You’re a student-athlete who wants to compete in intercollegiate athletics. If you’re serious, eventually you’ll meet with a coach. Maybe you’ll speak on the phone or maybe you’ll meet when you visit campus. You’ll have questions on your mind, but you might be afraid to ask them, but you must ask. Here are some questions to ask…
How many _____ are you recruiting and where do rank among them?
Good coaches will give an honest answer, which is what you want. If they are losing 3 defensemen and are recruiting 9 to fill those spots and you’re ninth, that’s valuable information. They are not going to get every recruit. You’re on the list, but not at the top. Valuable information.
What role do you see me playing in my freshman year? After that?
If you see yourself as a goal scorer and coach sees you as a fourth line defensive player with the possibility of second team power player by your senior year that’s also valuable information. For skiers, how likely are you be make the carnival team your first year? Are there competition opportunities if you’re not on the carnival team?

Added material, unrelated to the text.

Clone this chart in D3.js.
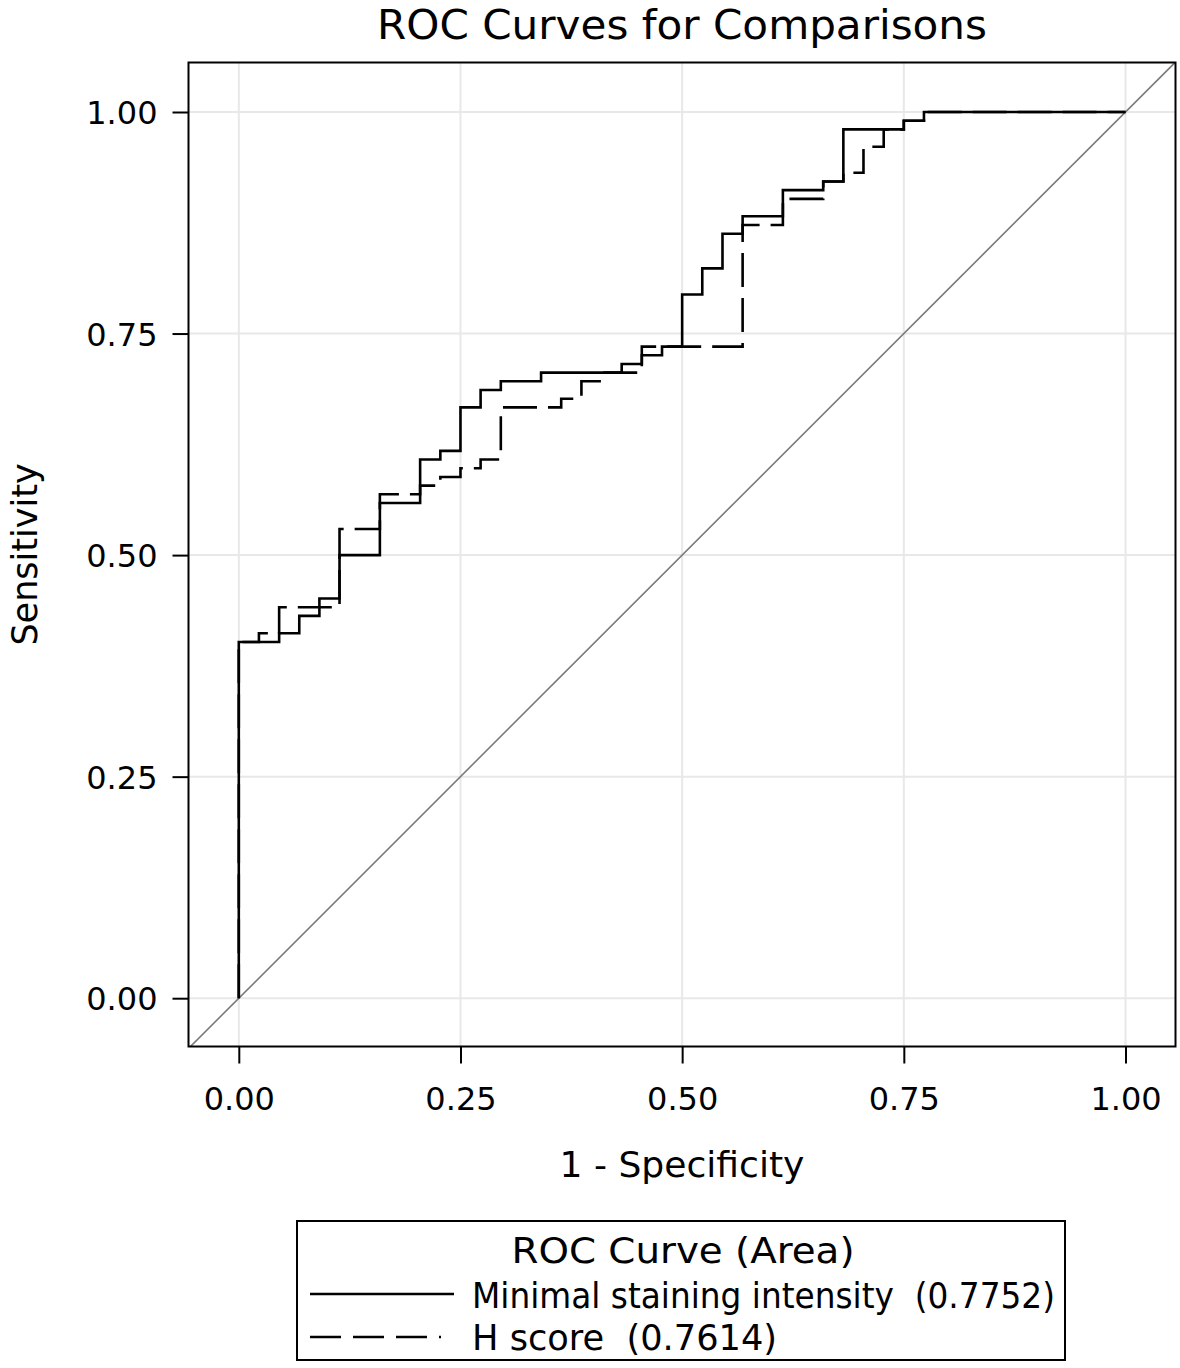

Other questions to consider…
How often do you train and where?
Some ski teams don’t train on snow every day or train on one mountain and race on another.
For ski racers: How many (FIS, USSA) points did your racers have before they came to your program?

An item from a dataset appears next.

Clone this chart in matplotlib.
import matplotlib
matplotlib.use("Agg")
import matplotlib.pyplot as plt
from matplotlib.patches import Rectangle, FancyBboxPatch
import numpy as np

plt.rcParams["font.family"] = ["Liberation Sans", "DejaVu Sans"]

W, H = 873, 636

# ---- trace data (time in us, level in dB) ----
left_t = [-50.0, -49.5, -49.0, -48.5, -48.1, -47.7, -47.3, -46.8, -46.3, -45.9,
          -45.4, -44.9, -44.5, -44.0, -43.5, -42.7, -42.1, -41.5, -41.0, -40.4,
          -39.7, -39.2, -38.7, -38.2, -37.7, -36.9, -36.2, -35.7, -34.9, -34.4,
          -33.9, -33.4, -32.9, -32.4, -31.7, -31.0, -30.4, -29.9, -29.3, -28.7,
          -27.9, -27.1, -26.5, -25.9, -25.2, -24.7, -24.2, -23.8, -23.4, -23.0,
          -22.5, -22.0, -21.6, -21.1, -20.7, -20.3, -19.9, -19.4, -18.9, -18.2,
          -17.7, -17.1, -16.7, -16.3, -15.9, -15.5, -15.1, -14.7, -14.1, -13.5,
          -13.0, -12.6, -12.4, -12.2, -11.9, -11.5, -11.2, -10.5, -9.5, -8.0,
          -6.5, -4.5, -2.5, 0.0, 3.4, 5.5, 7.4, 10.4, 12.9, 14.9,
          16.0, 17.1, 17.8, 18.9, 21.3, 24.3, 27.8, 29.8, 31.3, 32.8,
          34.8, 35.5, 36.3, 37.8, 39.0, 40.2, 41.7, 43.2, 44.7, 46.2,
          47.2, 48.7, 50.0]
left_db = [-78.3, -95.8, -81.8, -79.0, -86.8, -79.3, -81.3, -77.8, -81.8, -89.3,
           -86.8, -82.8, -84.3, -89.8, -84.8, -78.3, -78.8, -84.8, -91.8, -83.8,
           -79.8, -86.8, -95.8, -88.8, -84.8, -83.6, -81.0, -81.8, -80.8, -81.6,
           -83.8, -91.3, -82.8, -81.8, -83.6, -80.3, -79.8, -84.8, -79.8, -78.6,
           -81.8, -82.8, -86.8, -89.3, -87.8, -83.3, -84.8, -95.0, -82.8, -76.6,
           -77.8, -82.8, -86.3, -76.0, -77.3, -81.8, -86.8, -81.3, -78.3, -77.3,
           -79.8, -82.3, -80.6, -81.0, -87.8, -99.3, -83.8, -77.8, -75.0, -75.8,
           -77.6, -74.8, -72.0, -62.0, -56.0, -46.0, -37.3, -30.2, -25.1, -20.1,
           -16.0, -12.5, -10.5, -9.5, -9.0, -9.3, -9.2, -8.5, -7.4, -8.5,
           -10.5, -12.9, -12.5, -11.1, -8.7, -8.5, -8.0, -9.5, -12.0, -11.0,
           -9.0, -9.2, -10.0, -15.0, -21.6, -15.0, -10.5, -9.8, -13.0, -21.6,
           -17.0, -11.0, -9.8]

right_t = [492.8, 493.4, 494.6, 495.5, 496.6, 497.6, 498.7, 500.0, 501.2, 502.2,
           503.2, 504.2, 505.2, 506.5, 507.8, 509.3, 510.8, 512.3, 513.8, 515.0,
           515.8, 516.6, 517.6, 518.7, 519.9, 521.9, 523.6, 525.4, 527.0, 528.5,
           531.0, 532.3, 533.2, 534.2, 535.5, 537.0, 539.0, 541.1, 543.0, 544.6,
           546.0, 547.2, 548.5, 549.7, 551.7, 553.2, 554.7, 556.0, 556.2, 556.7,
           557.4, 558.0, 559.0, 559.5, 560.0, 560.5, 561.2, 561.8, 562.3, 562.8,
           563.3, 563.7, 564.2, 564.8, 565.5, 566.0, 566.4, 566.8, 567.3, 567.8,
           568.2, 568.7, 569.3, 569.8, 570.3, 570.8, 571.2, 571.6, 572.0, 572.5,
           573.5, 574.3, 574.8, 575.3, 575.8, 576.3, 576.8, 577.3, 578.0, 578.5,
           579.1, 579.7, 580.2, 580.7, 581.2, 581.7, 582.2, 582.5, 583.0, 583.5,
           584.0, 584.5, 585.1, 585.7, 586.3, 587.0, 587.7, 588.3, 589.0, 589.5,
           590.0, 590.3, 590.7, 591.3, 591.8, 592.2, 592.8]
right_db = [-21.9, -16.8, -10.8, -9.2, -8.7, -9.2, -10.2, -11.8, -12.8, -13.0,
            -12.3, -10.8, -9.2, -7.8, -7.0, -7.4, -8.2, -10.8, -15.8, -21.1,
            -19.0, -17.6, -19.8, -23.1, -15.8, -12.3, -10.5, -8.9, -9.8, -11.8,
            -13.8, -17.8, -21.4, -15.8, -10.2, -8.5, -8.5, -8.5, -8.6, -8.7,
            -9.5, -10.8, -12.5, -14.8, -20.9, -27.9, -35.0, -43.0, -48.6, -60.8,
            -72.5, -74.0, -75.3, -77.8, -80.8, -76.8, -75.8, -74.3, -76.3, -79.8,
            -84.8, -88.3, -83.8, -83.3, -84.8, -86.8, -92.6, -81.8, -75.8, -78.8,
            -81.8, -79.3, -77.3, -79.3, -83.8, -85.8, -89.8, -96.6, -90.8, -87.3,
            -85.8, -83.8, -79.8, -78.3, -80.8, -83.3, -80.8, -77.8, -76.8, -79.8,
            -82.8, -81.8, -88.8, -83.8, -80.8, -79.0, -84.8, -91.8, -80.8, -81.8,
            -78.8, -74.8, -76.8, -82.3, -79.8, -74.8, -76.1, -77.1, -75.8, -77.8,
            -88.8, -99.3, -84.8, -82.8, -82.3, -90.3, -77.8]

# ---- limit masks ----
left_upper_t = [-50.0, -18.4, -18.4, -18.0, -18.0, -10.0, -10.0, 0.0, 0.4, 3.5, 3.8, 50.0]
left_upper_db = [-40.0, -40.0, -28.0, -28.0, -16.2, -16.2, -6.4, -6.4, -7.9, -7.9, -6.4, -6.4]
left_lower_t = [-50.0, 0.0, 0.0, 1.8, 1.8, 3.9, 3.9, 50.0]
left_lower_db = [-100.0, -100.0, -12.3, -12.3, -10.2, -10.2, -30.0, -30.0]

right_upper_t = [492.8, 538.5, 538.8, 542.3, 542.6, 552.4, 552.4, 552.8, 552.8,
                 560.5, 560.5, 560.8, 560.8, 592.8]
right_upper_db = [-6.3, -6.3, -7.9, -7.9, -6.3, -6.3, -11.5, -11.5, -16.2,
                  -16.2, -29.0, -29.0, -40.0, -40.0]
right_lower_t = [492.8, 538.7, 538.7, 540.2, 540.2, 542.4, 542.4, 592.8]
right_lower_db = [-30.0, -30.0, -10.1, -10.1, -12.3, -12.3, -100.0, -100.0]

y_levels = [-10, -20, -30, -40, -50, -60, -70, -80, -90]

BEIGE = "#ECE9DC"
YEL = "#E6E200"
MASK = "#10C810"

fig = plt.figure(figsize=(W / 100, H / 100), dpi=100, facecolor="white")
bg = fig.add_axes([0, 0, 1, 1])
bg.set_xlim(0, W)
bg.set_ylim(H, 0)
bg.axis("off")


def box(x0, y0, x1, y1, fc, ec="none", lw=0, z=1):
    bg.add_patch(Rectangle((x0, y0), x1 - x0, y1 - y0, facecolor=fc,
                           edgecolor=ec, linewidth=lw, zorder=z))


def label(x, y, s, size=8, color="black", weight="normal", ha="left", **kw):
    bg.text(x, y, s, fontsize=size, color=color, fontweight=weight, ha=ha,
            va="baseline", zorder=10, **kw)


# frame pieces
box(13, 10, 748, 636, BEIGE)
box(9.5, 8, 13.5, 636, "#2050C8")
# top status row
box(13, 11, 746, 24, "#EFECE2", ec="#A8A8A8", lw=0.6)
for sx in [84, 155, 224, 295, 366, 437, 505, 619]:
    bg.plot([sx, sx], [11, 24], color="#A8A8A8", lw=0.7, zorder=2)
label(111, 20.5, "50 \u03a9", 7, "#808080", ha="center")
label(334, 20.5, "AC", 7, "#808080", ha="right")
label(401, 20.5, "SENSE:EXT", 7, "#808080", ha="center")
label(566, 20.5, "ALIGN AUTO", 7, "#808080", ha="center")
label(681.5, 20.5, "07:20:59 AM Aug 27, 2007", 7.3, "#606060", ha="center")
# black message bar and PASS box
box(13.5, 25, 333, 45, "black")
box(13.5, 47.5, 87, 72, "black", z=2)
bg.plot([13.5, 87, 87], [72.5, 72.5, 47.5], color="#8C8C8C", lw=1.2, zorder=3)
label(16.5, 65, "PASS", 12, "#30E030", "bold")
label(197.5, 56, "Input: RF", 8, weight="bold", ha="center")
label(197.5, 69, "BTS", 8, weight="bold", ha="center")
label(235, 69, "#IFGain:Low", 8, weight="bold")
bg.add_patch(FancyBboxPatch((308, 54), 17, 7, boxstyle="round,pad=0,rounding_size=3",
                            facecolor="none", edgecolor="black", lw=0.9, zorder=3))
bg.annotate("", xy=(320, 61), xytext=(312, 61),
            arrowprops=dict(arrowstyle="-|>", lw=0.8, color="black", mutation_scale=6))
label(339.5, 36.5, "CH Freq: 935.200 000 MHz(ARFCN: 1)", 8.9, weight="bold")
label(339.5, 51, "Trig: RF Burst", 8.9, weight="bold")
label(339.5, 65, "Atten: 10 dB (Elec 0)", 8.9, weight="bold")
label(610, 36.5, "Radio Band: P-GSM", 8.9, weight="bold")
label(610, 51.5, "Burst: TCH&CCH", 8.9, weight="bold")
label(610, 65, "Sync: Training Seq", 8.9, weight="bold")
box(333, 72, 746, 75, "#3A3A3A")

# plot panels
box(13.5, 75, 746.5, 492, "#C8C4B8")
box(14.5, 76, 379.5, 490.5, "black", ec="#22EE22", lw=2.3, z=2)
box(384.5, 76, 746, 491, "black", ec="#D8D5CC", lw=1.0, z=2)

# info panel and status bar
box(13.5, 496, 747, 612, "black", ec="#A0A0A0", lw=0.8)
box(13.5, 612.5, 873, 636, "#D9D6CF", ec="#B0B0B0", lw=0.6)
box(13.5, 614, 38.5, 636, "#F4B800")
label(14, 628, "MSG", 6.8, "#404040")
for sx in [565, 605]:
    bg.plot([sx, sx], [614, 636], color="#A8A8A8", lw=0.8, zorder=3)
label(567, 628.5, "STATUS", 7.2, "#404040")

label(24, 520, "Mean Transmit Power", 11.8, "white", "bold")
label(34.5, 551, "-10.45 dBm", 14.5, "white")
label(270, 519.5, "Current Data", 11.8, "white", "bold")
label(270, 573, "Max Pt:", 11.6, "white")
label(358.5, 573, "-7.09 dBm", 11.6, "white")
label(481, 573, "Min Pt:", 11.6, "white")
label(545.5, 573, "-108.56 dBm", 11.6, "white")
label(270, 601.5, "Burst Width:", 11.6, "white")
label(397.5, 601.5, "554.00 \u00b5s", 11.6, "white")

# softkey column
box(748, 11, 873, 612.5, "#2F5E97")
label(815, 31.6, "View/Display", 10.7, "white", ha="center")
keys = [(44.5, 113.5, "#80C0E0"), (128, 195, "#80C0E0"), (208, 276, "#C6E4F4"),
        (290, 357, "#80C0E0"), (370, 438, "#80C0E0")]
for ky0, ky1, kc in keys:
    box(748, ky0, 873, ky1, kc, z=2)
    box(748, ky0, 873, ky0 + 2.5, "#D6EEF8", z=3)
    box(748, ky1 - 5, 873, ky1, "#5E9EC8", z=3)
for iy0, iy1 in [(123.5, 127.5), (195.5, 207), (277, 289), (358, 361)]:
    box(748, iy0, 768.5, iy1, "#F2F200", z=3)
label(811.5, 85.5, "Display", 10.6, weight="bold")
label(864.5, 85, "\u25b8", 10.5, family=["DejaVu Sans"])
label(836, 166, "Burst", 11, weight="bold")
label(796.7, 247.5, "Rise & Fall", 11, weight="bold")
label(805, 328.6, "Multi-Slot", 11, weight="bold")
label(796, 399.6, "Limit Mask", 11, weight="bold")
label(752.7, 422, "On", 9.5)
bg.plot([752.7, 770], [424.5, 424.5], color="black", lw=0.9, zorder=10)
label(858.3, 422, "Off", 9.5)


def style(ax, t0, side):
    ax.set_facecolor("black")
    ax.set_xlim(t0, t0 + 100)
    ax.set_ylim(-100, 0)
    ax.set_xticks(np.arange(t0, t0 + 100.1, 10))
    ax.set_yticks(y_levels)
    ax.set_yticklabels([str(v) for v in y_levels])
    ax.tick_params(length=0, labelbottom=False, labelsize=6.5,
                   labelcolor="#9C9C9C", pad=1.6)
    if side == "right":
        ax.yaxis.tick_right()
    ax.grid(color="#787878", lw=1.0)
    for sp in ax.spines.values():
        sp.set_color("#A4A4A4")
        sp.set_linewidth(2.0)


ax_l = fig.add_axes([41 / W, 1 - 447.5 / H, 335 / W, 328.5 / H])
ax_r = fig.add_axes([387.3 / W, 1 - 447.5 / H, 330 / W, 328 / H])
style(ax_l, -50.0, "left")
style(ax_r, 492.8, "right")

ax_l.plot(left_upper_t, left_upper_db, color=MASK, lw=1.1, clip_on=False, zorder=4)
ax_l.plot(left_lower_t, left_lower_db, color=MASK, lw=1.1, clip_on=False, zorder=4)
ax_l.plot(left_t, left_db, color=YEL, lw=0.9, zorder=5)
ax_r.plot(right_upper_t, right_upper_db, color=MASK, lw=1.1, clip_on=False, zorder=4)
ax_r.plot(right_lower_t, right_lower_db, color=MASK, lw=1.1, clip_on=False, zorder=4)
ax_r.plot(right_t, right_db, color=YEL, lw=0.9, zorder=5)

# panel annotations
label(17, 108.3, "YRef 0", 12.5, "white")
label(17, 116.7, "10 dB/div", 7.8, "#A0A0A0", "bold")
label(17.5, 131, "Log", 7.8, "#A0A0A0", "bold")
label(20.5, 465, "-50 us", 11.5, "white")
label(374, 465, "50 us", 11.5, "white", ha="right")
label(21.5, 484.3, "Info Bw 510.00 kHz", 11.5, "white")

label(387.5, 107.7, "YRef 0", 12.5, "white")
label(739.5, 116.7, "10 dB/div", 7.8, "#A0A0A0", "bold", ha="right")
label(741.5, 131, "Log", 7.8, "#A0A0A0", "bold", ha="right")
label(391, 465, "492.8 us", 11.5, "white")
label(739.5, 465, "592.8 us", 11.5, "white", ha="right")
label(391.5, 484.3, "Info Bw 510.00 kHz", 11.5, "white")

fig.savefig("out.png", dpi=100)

If you have 200 FIS points and nobody on the carnival team had more than 50 you’ll know that the program is probably not a good match for you.
Final word of advice: ask your current coach for advice. S/he knows the college coaches, their programs, and what they look for in recruits. If you don’t seek advice from your coach you’re wasting one of the valuable resources available to you at Northwood.
Some student-athletes are reluctant to go to coach for advice. Why? Typically it’s a 200 point athlete who wants to ski for 50 point program (or the hockey equivalent). They don’t want to hear from coach that the program isn’t a good match. The student-athlete avoids hearing that bad news (which he probably knew to begin with), but he or she also misses out on getting a list of the ten programs where she or he would be aggressively recruited.
Ask your coach for an honest assessment of the best college athletic programs for you.